Watson’s concerns for the Texans’ future come on top of yet another recent trade that may have lacked the breadth and scope of the Harden deal but was no less breathtaking, the offseason trade of Texans wide receiver DeAndre Hopkins to Arizona. Hopkins’ trade was a massively unpopular deal that prefaced the firing months later of the man who arranged the deal, Texans coach and general manager Bill O’Brien.
Reaction to Harden’s departure, by contrast, may be more nuanced. Harden struggled in a double-digit loss Tuesday night against the Lakers and after the game said the team “was just not good enough.”
He sat out Wednesday afternoon’s practice, and Rockets coach Stephen Silas said the Rockets did not plan to play Harden again until they were able to arrange a trade.
Hours later, that trade was accomplished and Harden was bound for Brooklyn, offering another example of the degree to which athletes now hold the upper hand in the NBA in terms of power to reshape rosters and bend management to their will.
Power to the players
“The best players on good teams have always held major power,” said Jeff Van Gundy, the former Rockets coach who now works as an NBA analyst for ESPN. “But many times, a decade ago, those same players would say to themselves, ‘I can get away with this, but should I?’ That’s the type of responsibility that you would hope the best players would show.
“The popular term today is ‘player empowerment.’ I think what we’re seeing at times, and I’m not just speaking about Harden, is the abuse of their power. And I think we have to be very careful as a league that the fans can relate to our best players and that they’re conducting themselves for the most part well. I think there’s a big rift possible if that doesn’t happen.”
Asked if Harden’s conduct represented misplaced or abusive power, Van Gundy instead referred to Harden’s comments and conduct after the loss to the Lakers as well as earlier in the season, when he reported late to training camp.
“Let’s say he had come in and asked for a trade but then done everything right.

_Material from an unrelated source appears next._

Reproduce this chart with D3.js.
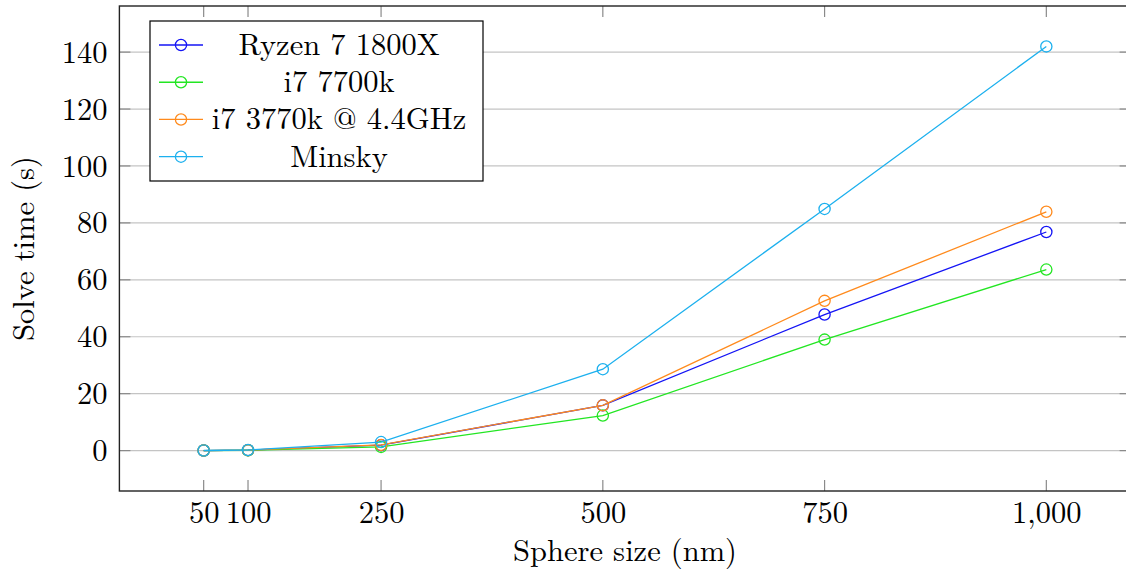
<!DOCTYPE html>
<html>
<head>
<meta charset="utf-8">
<script src="https://cdn.jsdelivr.net/npm/d3@7"></script>
<style>
  body { margin: 0; background: #fff; }
</style>
</head>
<body>
<div id="container"></div>
<script>
// sphere sizes (nm) on the x axis
const sizes = [50, 100, 250, 500, 750, 1000];

// solve times (s)
const ryzen = [0.02, 0.15, 1.9, 15.9, 47.8, 76.8];
const i7_7700k = [0.02, 0.12, 1.3, 12.3, 39.0, 63.6];
const i7_3770k = [0.02, 0.15, 2.0, 15.9, 52.6, 83.9];
const minsky = [0.03, 0.2, 3.0, 28.6, 84.9, 142.0];

const seriesNames = ['Ryzen 7 1800X', 'i7 7700k', 'i7 3770k @ 4.4GHz', 'Minsky'];
const seriesColors = ['#1414f5', '#22e622', '#ff8a1c', '#1cb0ee'];

const xTicks = [50, 100, 250, 500, 750, 1000];
const yTicks = [0, 20, 40, 60, 80, 100, 120, 140];

const WIDTH = 1126;
const HEIGHT = 577;
const MARGIN = { TOP: 6, LEFT: 119.4 };
const PLOT_W = 1011.2;
const PLOT_H = 485;
const FONT = 30.5;
const FAMILY = '"Latin Modern Roman", "CMU Serif", "Liberation Serif", serif';
const TICK = 11;

const series = [ryzen, i7_7700k, i7_3770k, minsky].map((vals, i) => ({
    name: seriesNames[i],
    color: seriesColors[i],
    points: vals.map((v, j) => ({ x: sizes[j], y: v }))
}));

const svg = d3.select('#container')
    .append('svg')
    .attr('width', WIDTH)
    .attr('height', HEIGHT);

const g = svg.append('g')
    .attr('transform', `translate(${MARGIN.LEFT}, ${MARGIN.TOP})`);

// pgfplots style: 10% enlargement on both sides
const xScale = d3.scaleLinear()
    .domain([50 - 95, 1000 + 95])
    .range([0, PLOT_W]);

const yScale = d3.scaleLinear()
    .domain([-14.2, 156.2])
    .range([PLOT_H, 0]);

// horizontal grid
g.append('g')
    .selectAll('line')
    .data(yTicks)
    .enter()
    .append('line')
      .attr('x1', 0)
      .attr('x2', PLOT_W)
      .attr('y1', d => yScale(d))
      .attr('y2', d => yScale(d))
      .attr('stroke', '#c4c4c4')
      .attr('stroke-width', 1.2);

// inward ticks on all four sides
const tickColor = '#8a8a8a';
g.append('g').selectAll('line')
    .data(xTicks).enter().append('line')
      .attr('x1', d => xScale(d)).attr('x2', d => xScale(d))
      .attr('y1', PLOT_H).attr('y2', PLOT_H - TICK)
      .attr('stroke', tickColor).attr('stroke-width', 1.2);
g.append('g').selectAll('line')
    .data(xTicks).enter().append('line')
      .attr('x1', d => xScale(d)).attr('x2', d => xScale(d))
      .attr('y1', 0).attr('y2', TICK)
      .attr('stroke', tickColor).attr('stroke-width', 1.2);
g.append('g').selectAll('line')
    .data(yTicks).enter().append('line')
      .attr('x1', 0).attr('x2', TICK)
      .attr('y1', d => yScale(d)).attr('y2', d => yScale(d))
      .attr('stroke', tickColor).attr('stroke-width', 1.2);
g.append('g').selectAll('line')
    .data(yTicks).enter().append('line')
      .attr('x1', PLOT_W - TICK).attr('x2', PLOT_W)
      .attr('y1', d => yScale(d)).attr('y2', d => yScale(d))
      .attr('stroke', tickColor).attr('stroke-width', 1.2);

// axes (labels only, ticks drawn above)
const axisBottom = d3.axisBottom(xScale)
    .tickValues(xTicks)
    .tickFormat(d3.format(','))
    .tickSize(0)
    .tickPadding(0);

const xAxis = g.append('g')
    .attr('transform', `translate(0, ${PLOT_H})`)
    .call(axisBottom);
xAxis.select('.domain').remove();
xAxis.selectAll('text')
    .style('font-family', FAMILY)
    .style('font-size', FONT + 'px')
    .attr('fill', '#000')
    .attr('y', 0)
    .attr('dy', null)
    .attr('transform', 'translate(0, 32)');

const axisLeft = d3.axisLeft(yScale)
    .tickValues(yTicks)
    .tickSize(0)
    .tickPadding(0);

const yAxis = g.append('g')
    .call(axisLeft);
yAxis.select('.domain').remove();
yAxis.selectAll('text')
    .style('font-family', FAMILY)
    .style('font-size', FONT + 'px')
    .attr('fill', '#000')
    .attr('x', -12)
    .attr('dy', '0.33em');

// frame
g.append('rect')
    .attr('x', 0)
    .attr('y', 0)
    .attr('width', PLOT_W)
    .attr('height', PLOT_H)
    .attr('fill', 'none')
    .attr('stroke', '#222')
    .attr('stroke-width', 1.4);

// lines and markers
const line = d3.line()
    .x(d => xScale(d.x))
    .y(d => yScale(d.y));

series.forEach(s => {
    g.append('path')
        .datum(s.points)
        .attr('d', line)
        .attr('fill', 'none')
        .attr('stroke', s.color)
        .attr('stroke-width', 1.3);
    g.append('g').selectAll('circle')
        .data(s.points)
        .enter()
        .append('circle')
          .attr('cx', d => xScale(d.x))
          .attr('cy', d => yScale(d.y))
          .attr('r', 5.6)
          .attr('fill', 'none')
          .attr('stroke', s.color)
          .attr('stroke-width', 1.3);
});

// axis titles
svg.append('text')
    .attr('x', MARGIN.LEFT + PLOT_W / 2)
    .attr('y', 561)
    .attr('text-anchor', 'middle')
    .style('font-family', FAMILY)
    .style('font-size', FONT + 'px')
    .text('Sphere size (nm)');

svg.append('text')
    .attr('transform', `translate(34, ${MARGIN.TOP + PLOT_H / 2}) rotate(-90)`)
    .attr('text-anchor', 'middle')
    .style('font-family', FAMILY)
    .style('font-size', FONT + 'px')
    .text('Solve time (s)');

// legend
const legend = svg.append('g')
    .attr('transform', 'translate(150, 21)');

legend.append('rect')
    .attr('width', 333)
    .attr('height', 160)
    .attr('fill', '#fff')
    .attr('stroke', '#000')
    .attr('stroke-width', 1.2);

const rowY = d3.scaleLinear().domain([0, 3]).range([24, 135.7]);

const entries = legend.selectAll('g.entry')
    .data(series)
    .enter()
    .append('g')
      .attr('class', 'entry')
      .attr('transform', (d, i) => `translate(0, ${rowY(i)})`);

entries.append('line')
    .attr('x1', 9).attr('x2', 53)
    .attr('stroke', d => d.color)
    .attr('stroke-width', 1.3);
entries.append('circle')
    .attr('cx', 31).attr('r', 5.6)
    .attr('fill', 'none')
    .attr('stroke', d => d.color)
    .attr('stroke-width', 1.3);
entries.append('text')
    .attr('x', 189)
    .attr('y', 10)
    .attr('text-anchor', 'middle')
    .style('font-family', FAMILY)
    .style('font-size', FONT + 'px')
    .text(d => d.name);
</script>
</body>
</html>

Would he have been traded today? The answer is absolutely not,” Van Gundy said.
“This comes directly from an agent’s playbook that you have to act like a jerk to get what you want. I think everyone would agree that (Harden) brought it to a head with his post-game press conference. James Harden is very smart. He knew exactly what he was doing, and he got what he wanted because he was willing to act poorly.”
A history of trading stars
While the deal for Harden, the 2018 NBA Most Valuable Player, dominated sports headlines Wednesday, it is far from the only significant deal that the Rockets have made in their history.

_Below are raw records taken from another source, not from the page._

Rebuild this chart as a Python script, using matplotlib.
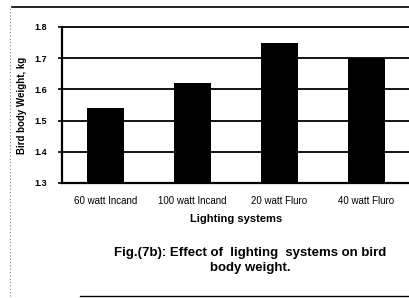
import matplotlib
matplotlib.use("Agg")
import matplotlib.pyplot as plt
from matplotlib.lines import Line2D

plt.rcParams['font.family'] = ['Liberation Sans', 'DejaVu Sans']

categories = ['60 watt Incand', '100 watt Incand', '20 watt Fluro', '40 watt Fluro']
weights = [1.54, 1.62, 1.75, 1.70]
yticks = [1.3, 1.4, 1.5, 1.6, 1.7, 1.8]

fig = plt.figure(figsize=(4.10, 2.98), dpi=100)
ax = fig.add_axes([62/410, 1 - 183/298, 1 - 62/410, 156/298])

x = range(len(categories))
ax.bar(x, weights, width=0.42, color='black', zorder=3)
ax.set_xlim(-0.5, len(categories) - 0.5)
ax.set_ylim(1.3, 1.8)
ax.set_yticks(yticks)
ax.set_yticklabels(['%.1f' % v for v in yticks], fontsize=6.5, fontweight='bold')
ax.set_xticks(list(x))
ax.set_xticklabels(categories, fontsize=7)
ax.tick_params(axis='x', length=0, pad=9)
ax.tick_params(axis='y', length=3, width=1.2, pad=8)
ax.yaxis.grid(True, color='black', linewidth=1.3, zorder=0, clip_on=False)
ax.set_axisbelow(True)

for s in ['top', 'right']:
    ax.spines[s].set_visible(False)
ax.spines['left'].set_linewidth(1.6)
ax.spines['bottom'].set_linewidth(1.6)

ax.set_ylabel('Bird body Weight, kg', fontsize=7, fontweight='bold', labelpad=5)
ax.set_xlabel('Lighting systems', fontsize=8, fontweight='bold', labelpad=6)

fig.text(250/410, 1 - 253/298, 'Fig.(7b): Effect of  lighting  systems on bird',
         ha='center', va='center', fontsize=9.5, fontweight='bold')
fig.text(250/410, 1 - 268/298, 'body weight.',
         ha='center', va='center', fontsize=9.5, fontweight='bold')

# outer frame of the scanned figure
fig.add_artist(Line2D([12/410, 1], [1 - 7/298, 1 - 7/298], color='black', linewidth=1.2))
fig.add_artist(Line2D([10/410, 10/410], [1 - 296/298, 1 - 8/298], color='gray',
                      linewidth=0.8, linestyle=(0, (1, 2))))
fig.add_artist(Line2D([80/410, 1], [1 - 296/298, 1 - 296/298], color='black', linewidth=1.0))

fig.savefig('out.png', dpi=100)
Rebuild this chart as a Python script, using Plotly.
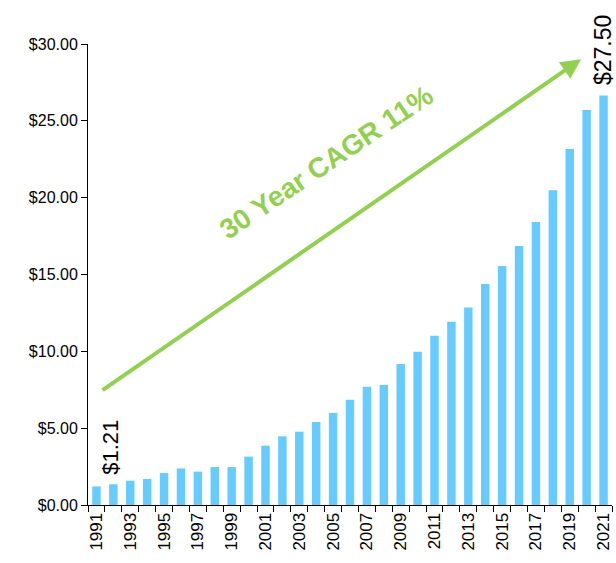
import plotly.graph_objects as go

years = list(range(1991, 2022))
values = [1.21, 1.35, 1.58, 1.69, 2.08, 2.38, 2.17, 2.47, 2.47, 3.15,
          3.86, 4.47, 4.77, 5.40, 5.99, 6.85, 7.70, 7.81, 9.17, 9.98,
          11.02, 11.93, 12.86, 14.38, 15.55, 16.85, 18.41, 20.49, 23.16, 25.70,
          26.65]
tick_years = list(range(1991, 2022, 2))
y_ticks = [0, 5, 10, 15, 20, 25, 30]
first_label = "$1.21"
last_label = "$27.50"
cagr_text = "30 Year CAGR 11%"

GREEN = "#92D050"
BLUE = "#66CCFF"
FONT = "Liberation Sans"

fig = go.Figure(go.Bar(x=years, y=values, marker=dict(color=BLUE, line=dict(width=0)),
                       width=0.5))

fig.update_layout(
    width=616, height=563,
    margin=dict(l=88, r=4, t=44, b=58),
    plot_bgcolor="white", paper_bgcolor="white",
    showlegend=False,
    font=dict(family=FONT, size=16, color="#000000"),
    xaxis=dict(
        type="linear", range=[1990.5, 2021.5],
        tickmode="array", tickvals=tick_years, ticktext=[str(y) for y in tick_years],
        tickangle=-90, ticks="", ticklen=6, showgrid=False, zeroline=False,
        showline=True, linecolor="#000000", linewidth=1, automargin=False,
        tickfont=dict(family=FONT, size=17),
        minor=dict(ticks="outside", tick0=1990.5, dtick=1, ticklen=6,
                   tickcolor="#000000", tickwidth=1, showgrid=False),
    ),
    yaxis=dict(
        range=[0, 30], tickmode="array", tickvals=y_ticks, automargin=False,
        tickformat="$.2f", ticks="outside", ticklen=6, tickcolor="#000000",
        showgrid=False, zeroline=False, showline=True, linecolor="#000000", linewidth=1,
        tickfont=dict(family=FONT, size=16),
    ),
)

# CAGR arrow (decorative)
fig.add_annotation(
    xref="paper", yref="paper", x=0.941, y=0.967,
    axref="pixel", ayref="pixel", ax=-480, ay=332,
    showarrow=True, arrowhead=2, arrowsize=1, arrowwidth=4, arrowcolor=GREEN,
    text="",
)
fig.add_annotation(
    xref="paper", yref="paper", x=0.454, y=0.744,
    xanchor="center", yanchor="middle",
    text=f"<b>{cagr_text}</b>", showarrow=False, textangle=-34,
    font=dict(family=FONT, size=28, color=GREEN),
)

# Data labels
fig.add_annotation(
    x=years[0] + 0.85, y=values[0], yshift=10, yanchor="bottom",
    text=first_label, showarrow=False, textangle=-90,
    font=dict(family=FONT, size=22, color="#000000"),
)
fig.add_annotation(
    x=years[-1], y=values[-1], yshift=8, yanchor="bottom",
    text=last_label, showarrow=False, textangle=-90,
    font=dict(family=FONT, size=23, color="#000000"),
)

fig.write_html(
    "out.html",
    config={"displayModeBar": False},
    post_script="document.body.style.margin='0';document.body.style.overflow='hidden';"
                "document.documentElement.style.overflow='hidden';",
)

In 1972, prior to their move to Houston from San Diego, the Rockets traded Elvin Hayes to the Washington Bullets for Jack Marin. In 1983, they also dealt a league MVP, center Moses Malone, to the Philadelphia 76ers for Rodney McCray, in a deal that led to two last-place finishes and the eventual draft rights to stars Ralph Sampson and Hakeem Olajuwon. Another blockbuster swap in 1995 brought Clyde Drexler home to Houston in return for Otis Thorpe.
There have been plenty of failed deals by Houston teams even prior to the Hopkins trade by the Texans – the Astros dealing future Hall of Famer Joe Morgan to the Cincinnati Reds and the Oilers dealing future Hall-of-Fame defensive back Ken Houston to Washington. A third MVP, running back Earl Campbell, was dealt in 1984 from the Oilers to the New Orleans Saints, but that was at the end of Campbell’s Hall-of-Fame career.
However, given the unusual circumstances that the Rockets faced with Harden’s wish to be elsewhere, Van Gundy said he believes Rockets management “did as well as they could (with the Harden deal). They should be praised.”
And now the games will continue, with Harden gone and Olidipo in a lineup that includes John Wall and Christian Wood, both acquired in the offseason.